While declining to name the dollar figure, Adviser Ratings spokesperson Christopher Zinn confirmed to ifa that the list of advisers appearing on the website – which allows consumers to rate advisers and post comments about them – was provided to the start-up by Rainmaker following a financial transaction between the two.

“It was a commercial transaction,” Mr Zinn said. “Although I would also add that [Adviser Ratings director Angus Woods] has been compiling a database for some time as well, but some of it did come from Rainmaker.”

While some commentators have welcomed the move – such as shadow treasurer Chris Bowen – a number of advisers have voiced displeasure over their inclusion on the site without permission, requiring them to opt-out.

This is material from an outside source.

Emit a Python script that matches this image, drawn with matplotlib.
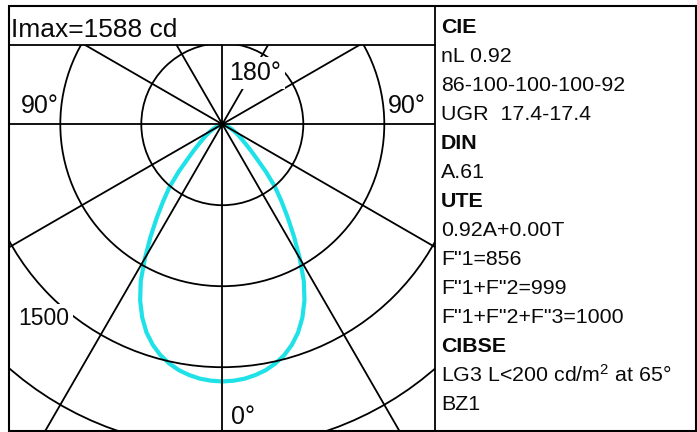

One financial adviser who has already taken steps to opt out pointed the finger squarely at Rainmaker, suggesting the sale of personal information was a breach of trust.

“Rainmaker has on-sold my personal information for a price and I think that is appalling,” the adviser said.

“They have secured my data through my readership of [Rainmaker-owned publication] Financial Standard and attending events and conferences and they have no right to sell that for a commercial gain,” he added.

Another AMP-aligned adviser told ifa it was “odd” that his business had never been approached before being included on the list.

FPA chief executive Mark Rantall said more broadly that the commercial nature of the Adviser Ratings venture means his organisation will be “keeping a watching brief”.

“I would argue that financial planning is a far more critical service than whether you’re happy with your hotel stay or not, so we need to make sure the data is accurate,” Mr Rantall told ifa.

“This is a commercial transaction and we need to be careful about the outcomes of that and what the profit drivers are,” he said, adding that he sees the Adviser Ratings website as fundamentally different from the BT/Westpac register.

However, Mr Zinn hit back at suggestions that the website’s business model colours its reliability.

“We don’t have anyone behind us with an agenda or interest,” Mr Zinn said.

“It was Angus [Woods] and I that want to do this in the consumer interest. We have put in our own funds and resources so obviously there needs to be a return at some stage.”

Mr Zinn said the FAQ page of Adviser Ratings has been updated to assist advisers interested in opting out.